What sort of questions can spatial regression help answer?

Some examples of questions that spatial regression can help to answer include:

  1. What is the relationship between a dependent variable (such as property values) and one or more independent variables (such as location, land use, or transportation access)?
  2. How does the relationship between the dependent and independent variables vary across different regions or locations?
  3. How accurately can the dependent variable be predicted based on the values of the independent variables?
  4. What factors have the greatest influence on the dependent variable?
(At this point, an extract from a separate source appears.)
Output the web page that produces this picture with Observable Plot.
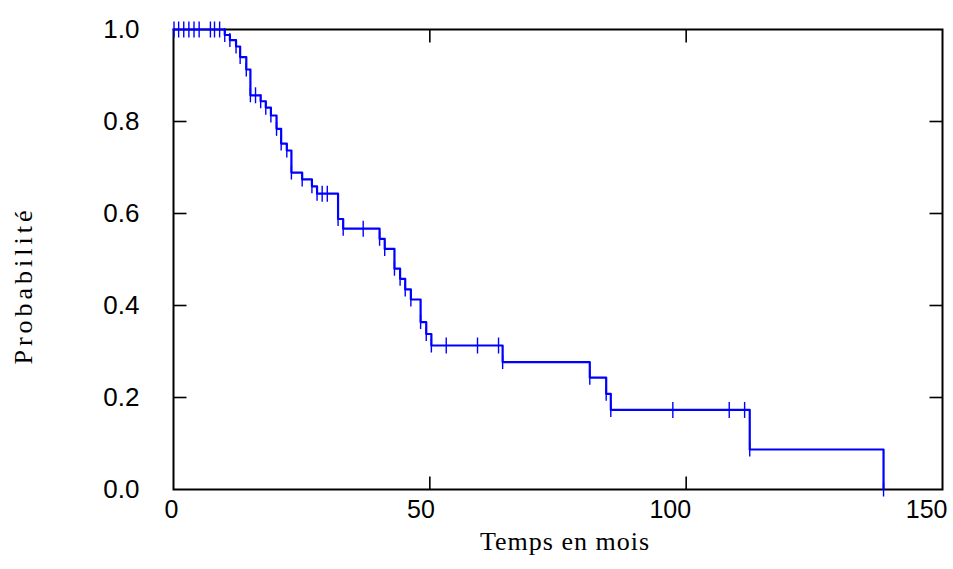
<!DOCTYPE html>
<html><head><meta charset="utf-8">
<script src="https://cdn.jsdelivr.net/npm/d3@7"></script>
<script src="https://cdn.jsdelivr.net/npm/@observablehq/plot@0.6"></script>
<style>body{margin:0;background:#fff}</style>
</head><body><div id="chart"></div>
<script>
// Event (death) times in months and survival probability after each event
const deathTimes = [10, 11, 12.2, 13, 14.2, 15, 17, 18, 19, 20.1, 21, 22.1, 23, 25.1, 27, 28, 32.1, 33.1, 40.2, 41.2, 43.1, 44.2, 45.2, 46.3, 48.2, 49.3, 50.3, 64.2, 81.2, 84.4, 85.3, 112.4, 138.5];
const deathSurv  = [0.988, 0.977, 0.963, 0.940, 0.913, 0.857, 0.844, 0.830, 0.813, 0.784, 0.752, 0.737, 0.689, 0.674, 0.659, 0.643, 0.588, 0.567, 0.545, 0.523, 0.480, 0.458, 0.435, 0.413, 0.364, 0.338, 0.313, 0.277, 0.243, 0.208, 0.173, 0.087, 0];
// Censored observations
const censorTimes = [0.1, 1, 2, 3, 4, 5, 7.2, 8, 9, 16, 29, 30, 37, 53.2, 59.3, 63.4, 97.4, 108.4, 111.4];
const censorSurv  = [1, 1, 1, 1, 1, 1, 1, 1, 1, 0.857, 0.643, 0.643, 0.567, 0.313, 0.313, 0.313, 0.173, 0.173, 0.173];
const xTicks = [0, 50, 100, 150];
const yTicks = [0, 0.2, 0.4, 0.6, 0.8, 1.0];
const xInnerTicks = [50, 100];
const yInnerTicks = [0.2, 0.4, 0.6, 0.8];
const xLabel = "Temps en mois";
const yLabel = "Probabilité";

const curve = [{t: 0, s: 1}, ...deathTimes.map((t, i) => ({t, s: deathSurv[i]}))];
const deaths = deathTimes.map((t, i) => ({t, s: deathSurv[i]}));
const censors = censorTimes.map((t, i) => ({t, s: censorSurv[i]}));

const R = (size) => Math.sqrt(size / Math.PI);
const vBar = {draw(ctx, size) { const r = R(size); ctx.moveTo(0, -r); ctx.lineTo(0, r); }};
const upBar = {draw(ctx, size) { const r = R(size); ctx.moveTo(0, 0); ctx.lineTo(0, -r); }};
const downBar = {draw(ctx, size) { const r = R(size); ctx.moveTo(0, 0); ctx.lineTo(0, r); }};
const rightBar = {draw(ctx, size) { const r = R(size); ctx.moveTo(0, 0); ctx.lineTo(r, 0); }};
const leftBar = {draw(ctx, size) { const r = R(size); ctx.moveTo(0, 0); ctx.lineTo(-r, 0); }};

const sans = "'Liberation Sans', Arial, sans-serif";
const serif = "'Liberation Serif', 'Times New Roman', serif";
const blue = "#0000ff";

const chart = Plot.plot({
  width: 953,
  height: 569,
  marginLeft: 173,
  marginRight: 11,
  marginTop: 29,
  marginBottom: 80,
  x: {domain: [0, 150], axis: null},
  y: {domain: [0, 1], axis: null},
  style: {fontFamily: sans, background: "#fff"},
  marks: [
    Plot.frame({stroke: "black", strokeWidth: 2}),
    // inward ticks on all four sides
    Plot.dot(xInnerTicks, {x: d => d, y: 0, symbol: upBar, r: 13, stroke: "black", strokeWidth: 1.6}),
    Plot.dot(xInnerTicks, {x: d => d, y: 1, symbol: downBar, r: 13, stroke: "black", strokeWidth: 1.6}),
    Plot.dot(yInnerTicks, {x: 0, y: d => d, symbol: rightBar, r: 13, stroke: "black", strokeWidth: 1.6}),
    Plot.dot(yInnerTicks, {x: 150, y: d => d, symbol: leftBar, r: 13, stroke: "black", strokeWidth: 1.6}),
    // tick labels
    Plot.text(xTicks, {x: d => d, frameAnchor: "bottom", dy: 11, dx: 5, textAnchor: "end", lineAnchor: "top", text: d => String(d), fontSize: 25, fill: "black"}),
    Plot.text(yTicks, {y: d => d, frameAnchor: "left", dx: -34, textAnchor: "end", text: d => d.toFixed(1), fontSize: 26, fill: "black"}),
    // axis titles
    Plot.text([xLabel], {frameAnchor: "bottom", dy: 42, dx: 7, lineAnchor: "top", text: d => d, fontFamily: serif, fontSize: 26, fill: "black"}),
    Plot.text([yLabel], {frameAnchor: "left", dx: -150, dy: 26, rotate: -90, textAnchor: "middle", text: d => d, fontFamily: serif, fontSize: 26, fill: "black"}),
    // Kaplan-Meier curve
    Plot.line(curve, {x: "t", y: "s", curve: "step-after", stroke: blue, strokeWidth: 2.2}),
    Plot.dot(deaths, {x: "t", y: "s", symbol: vBar, r: 7, stroke: blue, strokeWidth: 1.4}),
    Plot.dot(censors, {x: "t", y: "s", symbol: vBar, r: 8, stroke: blue, strokeWidth: 1.4})
  ]
});
d3.select(chart).selectAll("text").filter(function() { return this.textContent === yLabel; }).style("letter-spacing", "4px");
d3.select(chart).selectAll("text").filter(function() { return this.textContent === xLabel; }).style("letter-spacing", "1px");
document.getElementById("chart").appendChild(chart);
</script>
</body></html>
Spatial regression is applied in a variety of fields, including geography, economics, sociology, and environmental science, among others. It can be particularly useful for identifying patterns and trends in data that may not be immediately apparent when looking at the data in isolation.

Example

Suppose you are studying the relationship between the distance of a house from a school and its value. You collect data on the location and value of houses in your neighborhood, as well as the location of the nearest school.

To analyze this data using spatial regression, you could create a scatterplot showing the value of each house on the y-axis and the distance of each house from the school on the x-axis. If there is a relationship between these two variables, you would expect to see a pattern in the data points on the scatterplot. For example, you might see that houses that are closer to the school tend to have higher values, or that houses that are farther from the school tend to have lower values.

To formally analyze this relationship, you could then use a statistical technique like ordinary least squares (OLS) regression to fit a line to the data points on the scatterplot. This line represents the best fit for the data, and can be used to make predictions about the value of a house based on its distance from the school.

For example, suppose you find that the line has a slope of $100,000 and an intercept of $300,000. This means that, on average, the value of a house decreases by $100,000 for every mile that it is farther from the school. Using this information, you could make a prediction about the value of a house that is two miles from the school:

$Value = 300,000 - (2 \times 100,000) = 100,000$

This prediction indicates that the value of the house is likely to be around $100,000.

This is just a simple example of how spatial regression can be used to analyze the relationship between two variables. In practice, spatial regression can be used to analyze more complex relationships involving multiple independent variables, as well as to account for spatial autocorrelation in the data.